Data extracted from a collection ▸
• • • • •
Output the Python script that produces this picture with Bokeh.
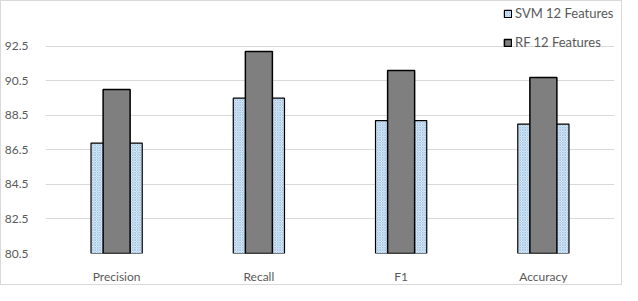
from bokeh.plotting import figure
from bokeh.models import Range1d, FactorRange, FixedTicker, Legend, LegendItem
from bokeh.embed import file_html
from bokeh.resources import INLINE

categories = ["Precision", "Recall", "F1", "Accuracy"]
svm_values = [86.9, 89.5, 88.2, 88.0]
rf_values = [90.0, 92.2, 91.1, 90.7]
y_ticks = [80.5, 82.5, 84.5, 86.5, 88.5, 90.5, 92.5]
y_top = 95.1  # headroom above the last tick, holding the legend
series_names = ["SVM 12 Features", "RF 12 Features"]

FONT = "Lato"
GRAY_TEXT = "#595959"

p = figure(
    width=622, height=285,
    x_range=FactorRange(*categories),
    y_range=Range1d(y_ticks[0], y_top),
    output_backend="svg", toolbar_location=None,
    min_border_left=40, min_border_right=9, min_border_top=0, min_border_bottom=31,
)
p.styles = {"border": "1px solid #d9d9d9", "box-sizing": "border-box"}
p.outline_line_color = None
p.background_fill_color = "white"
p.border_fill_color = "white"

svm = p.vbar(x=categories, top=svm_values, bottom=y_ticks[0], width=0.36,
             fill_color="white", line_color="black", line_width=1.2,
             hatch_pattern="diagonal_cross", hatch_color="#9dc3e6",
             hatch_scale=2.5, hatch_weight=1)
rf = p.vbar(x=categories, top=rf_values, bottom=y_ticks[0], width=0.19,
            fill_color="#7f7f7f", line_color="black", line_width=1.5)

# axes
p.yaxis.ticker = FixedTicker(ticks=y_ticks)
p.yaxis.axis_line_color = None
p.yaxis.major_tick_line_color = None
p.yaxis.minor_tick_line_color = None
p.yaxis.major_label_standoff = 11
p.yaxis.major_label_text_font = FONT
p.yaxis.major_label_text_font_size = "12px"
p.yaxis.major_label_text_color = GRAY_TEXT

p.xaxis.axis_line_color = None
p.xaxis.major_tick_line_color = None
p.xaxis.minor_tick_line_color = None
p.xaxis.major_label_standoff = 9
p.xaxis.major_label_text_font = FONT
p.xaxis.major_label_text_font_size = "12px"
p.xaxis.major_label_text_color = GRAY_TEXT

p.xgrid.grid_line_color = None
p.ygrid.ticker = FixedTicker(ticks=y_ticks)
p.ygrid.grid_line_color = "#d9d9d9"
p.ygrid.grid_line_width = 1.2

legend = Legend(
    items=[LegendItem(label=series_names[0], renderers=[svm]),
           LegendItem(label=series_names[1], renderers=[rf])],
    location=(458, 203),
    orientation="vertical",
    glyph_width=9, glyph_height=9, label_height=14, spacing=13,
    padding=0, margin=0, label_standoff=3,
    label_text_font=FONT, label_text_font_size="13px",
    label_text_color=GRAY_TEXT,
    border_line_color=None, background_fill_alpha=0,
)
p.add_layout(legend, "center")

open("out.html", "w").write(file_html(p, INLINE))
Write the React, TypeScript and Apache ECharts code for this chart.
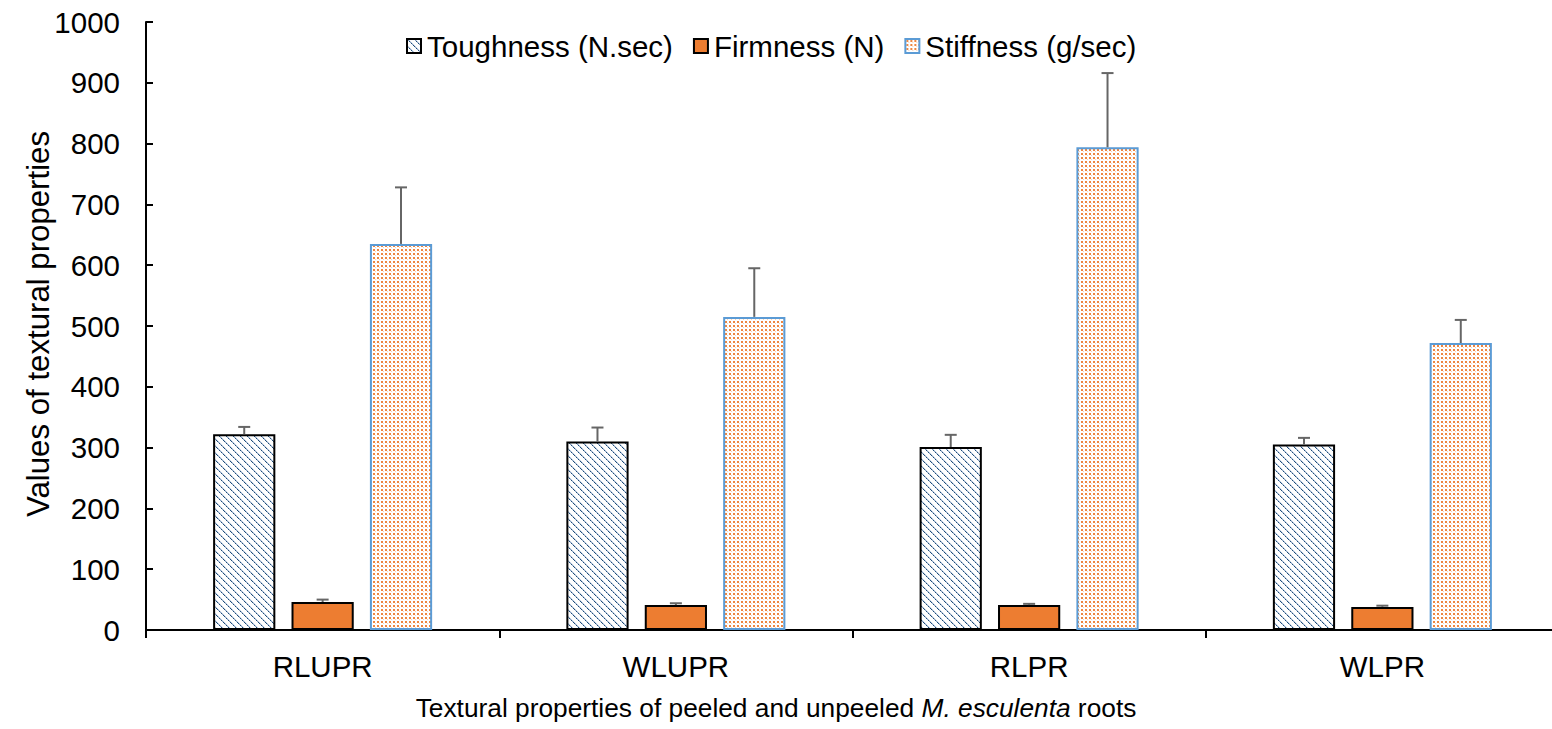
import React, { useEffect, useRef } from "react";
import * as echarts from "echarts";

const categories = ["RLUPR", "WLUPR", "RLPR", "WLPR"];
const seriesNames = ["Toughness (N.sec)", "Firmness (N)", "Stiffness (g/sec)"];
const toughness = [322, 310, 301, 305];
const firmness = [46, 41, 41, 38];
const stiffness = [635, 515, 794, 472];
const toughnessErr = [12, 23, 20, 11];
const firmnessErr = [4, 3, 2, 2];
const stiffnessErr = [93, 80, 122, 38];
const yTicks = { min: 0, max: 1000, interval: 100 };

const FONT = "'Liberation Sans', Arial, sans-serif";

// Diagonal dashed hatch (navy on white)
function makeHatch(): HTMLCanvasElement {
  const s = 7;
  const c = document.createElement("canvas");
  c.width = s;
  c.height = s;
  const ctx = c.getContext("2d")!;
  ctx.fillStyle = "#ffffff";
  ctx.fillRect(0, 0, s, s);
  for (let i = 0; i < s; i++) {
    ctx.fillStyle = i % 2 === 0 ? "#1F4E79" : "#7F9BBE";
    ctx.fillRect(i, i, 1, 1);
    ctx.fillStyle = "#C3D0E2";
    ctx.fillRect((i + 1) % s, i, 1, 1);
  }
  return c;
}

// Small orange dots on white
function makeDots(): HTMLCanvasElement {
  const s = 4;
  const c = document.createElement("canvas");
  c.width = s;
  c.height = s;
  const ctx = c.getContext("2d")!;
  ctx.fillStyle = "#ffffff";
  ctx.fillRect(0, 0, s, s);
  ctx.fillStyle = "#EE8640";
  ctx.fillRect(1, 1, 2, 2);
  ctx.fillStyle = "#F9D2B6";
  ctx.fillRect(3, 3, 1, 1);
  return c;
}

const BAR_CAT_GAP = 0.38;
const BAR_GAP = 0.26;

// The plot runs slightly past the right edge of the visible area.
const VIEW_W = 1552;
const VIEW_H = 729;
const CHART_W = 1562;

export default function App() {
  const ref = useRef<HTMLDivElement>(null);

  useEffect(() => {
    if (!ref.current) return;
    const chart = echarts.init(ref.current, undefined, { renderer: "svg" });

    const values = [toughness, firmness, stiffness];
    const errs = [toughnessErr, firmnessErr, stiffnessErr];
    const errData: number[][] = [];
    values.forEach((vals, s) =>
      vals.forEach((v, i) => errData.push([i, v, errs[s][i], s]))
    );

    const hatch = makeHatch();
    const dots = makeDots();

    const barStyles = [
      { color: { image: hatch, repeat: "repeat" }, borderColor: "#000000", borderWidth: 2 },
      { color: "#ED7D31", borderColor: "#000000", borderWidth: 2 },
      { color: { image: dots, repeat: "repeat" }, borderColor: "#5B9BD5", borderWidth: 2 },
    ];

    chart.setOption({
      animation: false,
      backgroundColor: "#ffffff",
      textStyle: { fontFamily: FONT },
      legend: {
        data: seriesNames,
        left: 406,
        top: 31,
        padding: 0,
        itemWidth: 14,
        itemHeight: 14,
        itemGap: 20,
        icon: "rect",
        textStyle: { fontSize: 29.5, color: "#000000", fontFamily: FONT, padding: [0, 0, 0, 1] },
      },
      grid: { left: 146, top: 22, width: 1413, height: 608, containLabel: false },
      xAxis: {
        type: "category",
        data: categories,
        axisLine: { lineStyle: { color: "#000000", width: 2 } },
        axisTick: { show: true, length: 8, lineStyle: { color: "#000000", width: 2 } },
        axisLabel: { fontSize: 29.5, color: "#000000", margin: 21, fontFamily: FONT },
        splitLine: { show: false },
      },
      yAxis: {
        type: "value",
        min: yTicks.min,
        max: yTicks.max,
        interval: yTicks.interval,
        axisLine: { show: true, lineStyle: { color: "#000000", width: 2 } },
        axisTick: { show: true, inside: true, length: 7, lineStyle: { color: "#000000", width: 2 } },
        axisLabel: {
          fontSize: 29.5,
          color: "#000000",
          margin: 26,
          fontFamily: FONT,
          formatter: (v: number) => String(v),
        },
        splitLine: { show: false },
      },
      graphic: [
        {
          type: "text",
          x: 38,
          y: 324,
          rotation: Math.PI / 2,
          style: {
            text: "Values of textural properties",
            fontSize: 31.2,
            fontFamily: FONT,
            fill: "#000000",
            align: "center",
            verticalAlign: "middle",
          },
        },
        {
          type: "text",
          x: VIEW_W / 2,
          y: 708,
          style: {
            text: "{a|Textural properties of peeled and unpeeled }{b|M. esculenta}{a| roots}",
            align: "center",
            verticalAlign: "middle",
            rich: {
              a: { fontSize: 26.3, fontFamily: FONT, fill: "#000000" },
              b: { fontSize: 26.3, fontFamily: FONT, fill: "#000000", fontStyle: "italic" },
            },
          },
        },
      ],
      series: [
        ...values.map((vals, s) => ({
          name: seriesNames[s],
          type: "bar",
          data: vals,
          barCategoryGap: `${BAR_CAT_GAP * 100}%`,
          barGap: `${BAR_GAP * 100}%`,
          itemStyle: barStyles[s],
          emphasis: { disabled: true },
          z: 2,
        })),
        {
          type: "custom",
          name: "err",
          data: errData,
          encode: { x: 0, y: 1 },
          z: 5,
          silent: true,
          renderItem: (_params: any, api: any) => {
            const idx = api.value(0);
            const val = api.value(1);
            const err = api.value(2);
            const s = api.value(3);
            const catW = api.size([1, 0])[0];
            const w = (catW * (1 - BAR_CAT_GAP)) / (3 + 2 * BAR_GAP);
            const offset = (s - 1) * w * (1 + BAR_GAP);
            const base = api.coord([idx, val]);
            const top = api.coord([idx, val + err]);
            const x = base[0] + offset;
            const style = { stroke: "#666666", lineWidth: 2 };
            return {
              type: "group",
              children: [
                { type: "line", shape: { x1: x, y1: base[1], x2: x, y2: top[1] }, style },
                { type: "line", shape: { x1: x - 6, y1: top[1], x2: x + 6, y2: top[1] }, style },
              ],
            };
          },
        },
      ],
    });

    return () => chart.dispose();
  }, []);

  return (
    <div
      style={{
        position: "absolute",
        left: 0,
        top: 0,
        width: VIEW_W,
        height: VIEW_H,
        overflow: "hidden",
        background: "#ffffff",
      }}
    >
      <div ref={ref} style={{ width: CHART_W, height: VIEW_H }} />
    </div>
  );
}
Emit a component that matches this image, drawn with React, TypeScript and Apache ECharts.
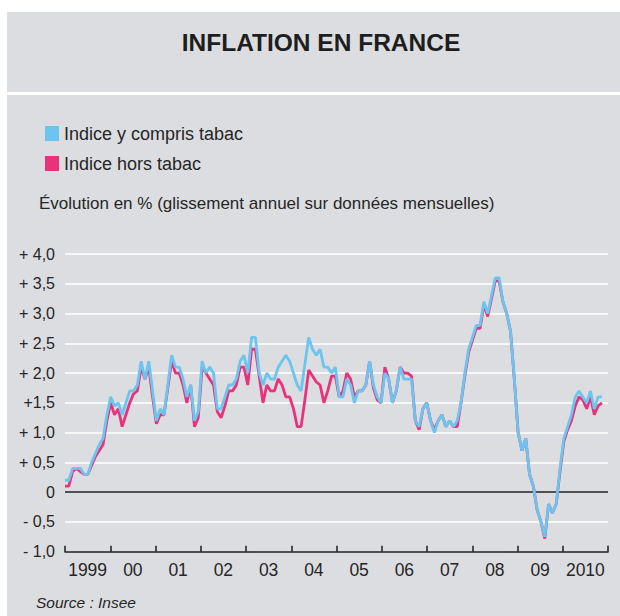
• • • • •
Only the lines from the start of the entries above to the line containing "from bokeh.resources import INLINE" are to be given again, exactly and with both ends included; pictures are excluded.

Output the Python script that produces this picture with Bokeh.
from bokeh.plotting import figure
from bokeh.models import Range1d, FactorRange, FixedTicker, Legend, LegendItem
from bokeh.embed import file_html
from bokeh.resources import INLINE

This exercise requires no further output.